The Scot suffered a broken tibia away at Burton Albion in November and missed the rest of the Championship season, as United finished 10th and flirted with the play-offs in their first campaign back in the second tier.
Many Blades fans cite Coutts’ injury as the moment that United’s season, which threatened a second successive automatic promotion bid before the turn of the year, began to tail off, and some fears have been raised that the 29-year-old will not be the player he was when he returns to action this season.
But Blades boss Chris Wilder revealed last week that Coutts has been pencilled-in to feature in United’s pre-season programme ahead of August 4’s season opener at home to Swansea City, and Coutts said: “It can sometimes take a bit of time to get back into a rhythm, but I feel more comfortable now coming back from injury than when I was younger.

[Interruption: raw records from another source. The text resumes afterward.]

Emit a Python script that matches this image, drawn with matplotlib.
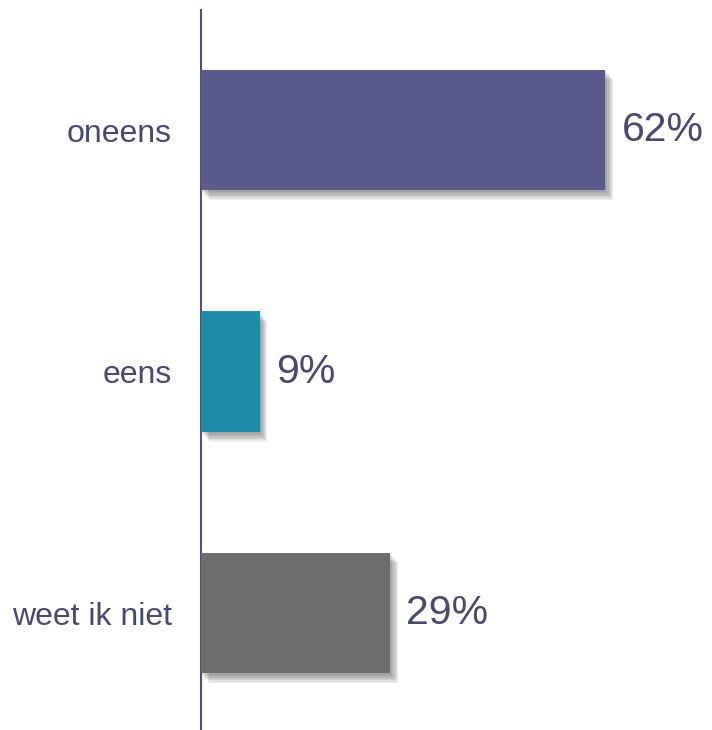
import matplotlib.pyplot as plt
import matplotlib.patheffects as pe

plt.rcParams['font.family'] = ['Liberation Sans', 'DejaVu Sans']

categories = ["oneens", "eens", "weet ik niet"]
values = [62, 9, 29]
colors = ["#5a5b8a", "#1f8caa", "#6d6d6d"]
text_color = "#474a6e"

fig = plt.figure(figsize=(7.12, 7.30), dpi=100)
ax = fig.add_axes([201 / 712, 0, 1 - 201 / 712, 1 - 10 / 730])

pos = list(range(len(categories)))
bars = ax.barh(pos, values, height=0.5, color=colors, zorder=3)

# soft drop shadow: stacked translucent copies to fake a blur
shadow = []
for dx in range(1, 8):
    shadow.append(pe.SimplePatchShadow(offset=(dx * 0.8, -dx), shadow_rgbFace="#444444",
                                       alpha=0.09))
for bar in bars:
    bar.set_path_effects(shadow + [pe.Normal()])

for p, v in zip(pos, values):
    ax.text(v + 2.5, p, f"{v}%", va="center", ha="left", fontsize=29.5, color=text_color)

ax.set_xlim(0, 511 / 6.52)
ax.set_ylim(2.484, -0.497)
ax.set_yticks(pos)
ax.set_yticklabels(categories, fontsize=23, color=text_color)
ax.tick_params(axis="y", length=0, pad=21)
ax.set_xticks([])
for s in ["top", "right", "bottom"]:
    ax.spines[s].set_visible(False)
ax.spines["left"].set_color("#50507a")
ax.spines["left"].set_linewidth(1.5)

plt.savefig("out.png", dpi=100)
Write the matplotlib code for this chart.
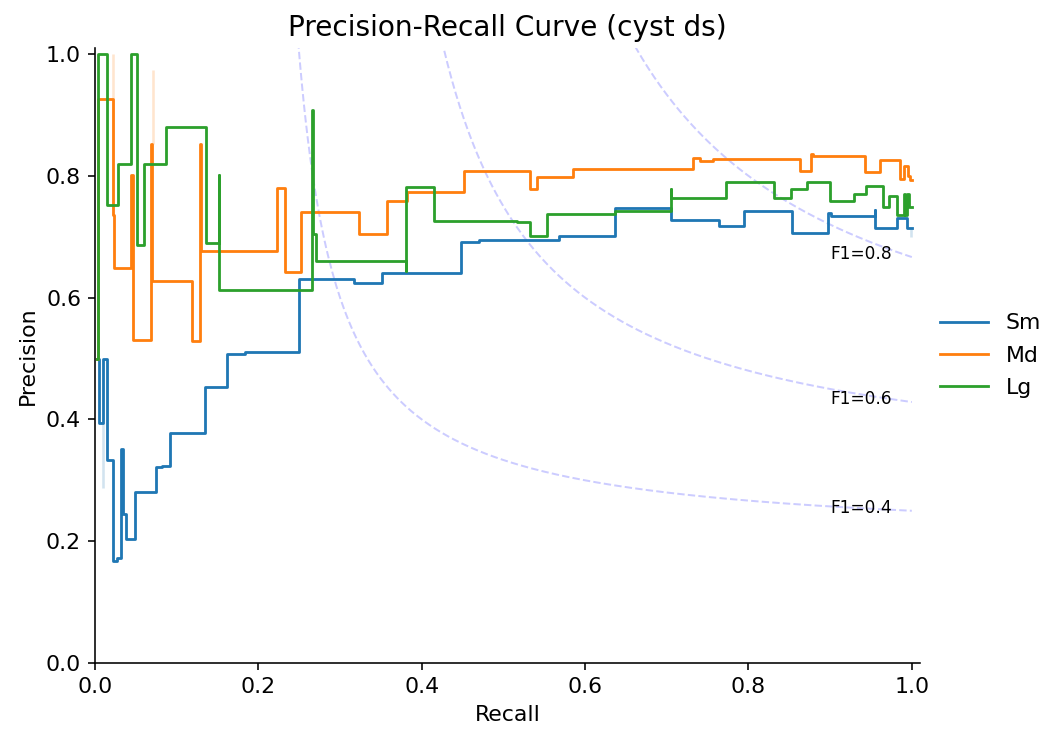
import numpy as np
import matplotlib
matplotlib.use("Agg")
import matplotlib.pyplot as plt

# ---------------- data ----------------
labels = ["Sm", "Md", "Lg"]
colors = ["#1f77b4", "#ff7f0e", "#2ca02c"]

sm_recall = [0.004, 0.0049, 0.0102, 0.0143, 0.0145, 0.0225, 0.0266, 0.0319, 0.0347, 0.0376,
             0.049, 0.0743, 0.0817, 0.0919, 0.1347, 0.162, 0.1837, 0.25, 0.3176, 0.351,
             0.448, 0.470, 0.5675, 0.637, 0.7055, 0.7635, 0.794, 0.853, 0.8975, 0.901,
             0.9545, 0.9548, 0.982, 0.9945, 1.0]
sm_precision = [0.5, 0.394, 0.5, 0.428, 0.334, 0.167, 0.172, 0.351, 0.244, 0.204,
                0.281, 0.322, 0.324, 0.377, 0.4525, 0.507, 0.51, 0.631, 0.624, 0.641,
                0.691, 0.695, 0.702, 0.7475, 0.727, 0.718, 0.7425, 0.706, 0.739, 0.734,
                0.744, 0.7145, 0.731, 0.7145, 0.7145]

md_recall = [0.003, 0.004, 0.0225, 0.0227, 0.0437, 0.046, 0.0686, 0.0703, 0.1184, 0.1286,
             0.1293, 0.2233, 0.2327, 0.2523, 0.3233, 0.358, 0.3825, 0.4523, 0.532, 0.541,
             0.585, 0.732, 0.741, 0.757, 0.8634, 0.8765, 0.879, 0.943, 0.9614, 0.986,
             0.991, 0.995, 0.998, 1.0]
md_precision = [0.5, 0.926, 0.735, 0.648, 0.802, 0.531, 0.852, 0.627, 0.529, 0.852,
                0.676, 0.780, 0.642, 0.740, 0.705, 0.759, 0.774, 0.808, 0.778, 0.798,
                0.8105, 0.830, 0.824, 0.8275, 0.808, 0.836, 0.833, 0.807, 0.826, 0.7945,
                0.816, 0.80, 0.793, 0.793]

lg_recall = [0.003, 0.004, 0.015, 0.0285, 0.0437, 0.052, 0.060, 0.0865, 0.1355, 0.152,
             0.1522, 0.266, 0.2665, 0.271, 0.381, 0.3812, 0.4145, 0.5165, 0.532, 0.553,
             0.637, 0.705, 0.7052, 0.772, 0.8315, 0.852, 0.8715, 0.900, 0.929, 0.944,
             0.9645, 0.972, 0.982, 0.991, 0.9915, 0.994, 0.997, 1.0]
lg_precision = [0.5, 1.0, 0.752, 0.82, 1.0, 0.686, 0.82, 0.881, 0.690, 0.802,
                0.613, 0.908, 0.705, 0.660, 0.643, 0.782, 0.726, 0.724, 0.701, 0.738,
                0.742, 0.778, 0.764, 0.790, 0.764, 0.778, 0.790, 0.759, 0.771, 0.783,
                0.749, 0.767, 0.735, 0.771, 0.735, 0.771, 0.749, 0.749]

# faint (raw) precision excursions: recall, low, high, series index
faint_recall = [0.0098, 0.0216, 0.0706, 0.999]
faint_low = [0.288, 0.735, 0.852, 0.700]
faint_high = [0.394, 1.0, 0.974, 0.714]
faint_series = [0, 1, 1, 0]

f_scores = [0.4, 0.6, 0.8]

# ---------------- figure ----------------
W, H, DPI = 1045, 731, 144
fig = plt.figure(figsize=(W / DPI, H / DPI), dpi=DPI)
ax = fig.add_axes([95 / W, 1 - 663 / H, (920 - 95) / W, (663 - 48) / H])

# iso-F1 curves
for f in f_scores:
    x = np.linspace(0.01, 1, 400)
    y = f * x / (2 * x - f)
    m = (y >= 0)
    ax.plot(x[m], y[m], color="blue", alpha=0.2, lw=1.0, ls="--", zorder=1)
    ax.text(0.9, f / (2 - f) - 0.003, f"F1={f:0.1f}", fontsize=8.5, va="baseline", ha="left")

# faint raw excursions
for xr, lo, hi, s in zip(faint_recall, faint_low, faint_high, faint_series):
    ax.vlines(xr, lo, hi, color=colors[s], alpha=0.2, lw=1.3, zorder=2)

series = [(sm_recall, sm_precision), (md_recall, md_precision), (lg_recall, lg_precision)]
for (r, p), c, lab in zip(series, colors, labels):
    ax.plot(r, p, drawstyle="steps-post", color=c, lw=1.4, label=lab, zorder=3)

ax.set_xlim(0, 1.01)
ax.set_ylim(0, 1.01)
ax.set_xticks([0, 0.2, 0.4, 0.6, 0.8, 1.0])
ax.set_yticks([0, 0.2, 0.4, 0.6, 0.8, 1.0])
ax.spines["top"].set_visible(False)
ax.spines["right"].set_visible(False)
ax.tick_params(labelsize=11)
ax.set_xlabel("Recall", fontsize=11)
ax.set_ylabel("Precision", fontsize=11)
ax.set_title("Precision-Recall Curve (cyst ds)", fontsize=14)

ax.legend(loc="center left", bbox_to_anchor=(1.0, 0.5), frameon=False, fontsize=11,
          handlelength=2.2, labelspacing=0.55)

fig.savefig("out.png", dpi=DPI)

“I know what’s expected of me now and my role in the team is more settled, rather than playing right-wing or more narrow. I’m more comfortable than ever with my game, which will help me come back.
“In terms of the actual injury itself, it doesn’t really bother me. I know my body and I wouldn’t be allowed out on the training ground until it’s completely safe, so there’s no risk involved. The bone will be stronger, it’s just a case of getting back up to the level I was at before.
“That’s what I’m focusing on now but as I say, I’m more comfortable doing that now. I have experience under my belt, a manager who trusts me and who I trust, and a role I am comfortable and familiar with.”
Coutts suffered a serious knee injury at his former club Derby County, but insists his broken leg is a far more straightforward issue to recover from and worked through the summer to give himself the best possible opportunity of appearing in pre-season.
“I know from experience that you can get left behind when you get a bad injury, but I’ve been quite lucky with the support I’ve had from the fans, the manager and my teammates,” Coutts added, in an extract taken from the upcoming book ‘He’s one of our own: the story of Chris Wilder’s Blades revolution.’
“At Derby, I was injured and got forgotten about as the team moved on and I suddenly wasn’t needed after playing every week. That’s football, though.
“I just know now that I’m not a good watcher of games, at all. When I’m down on the pitch and people say ‘why didn’t you do this or that?’ I always tell them it looks completely different from where we are, and it’s so much harder.
“Then I go in the stand and start asking ‘why hasn’t he done this or that?’ It looks so much easier from the stands! I know it’s not but I can’t convince myself. It’s been annoying; it’s not great watching.
“I ran out of time for last season, of course, but the summer gave me more time to heal and get my fitness up ahead of the lads coming back. But in some ways that could have been a blessing. If I was trying to rush back, that wouldn’t be the right thing to do and I wouldn’t want to. So it’s probably worked out as well as it could have.”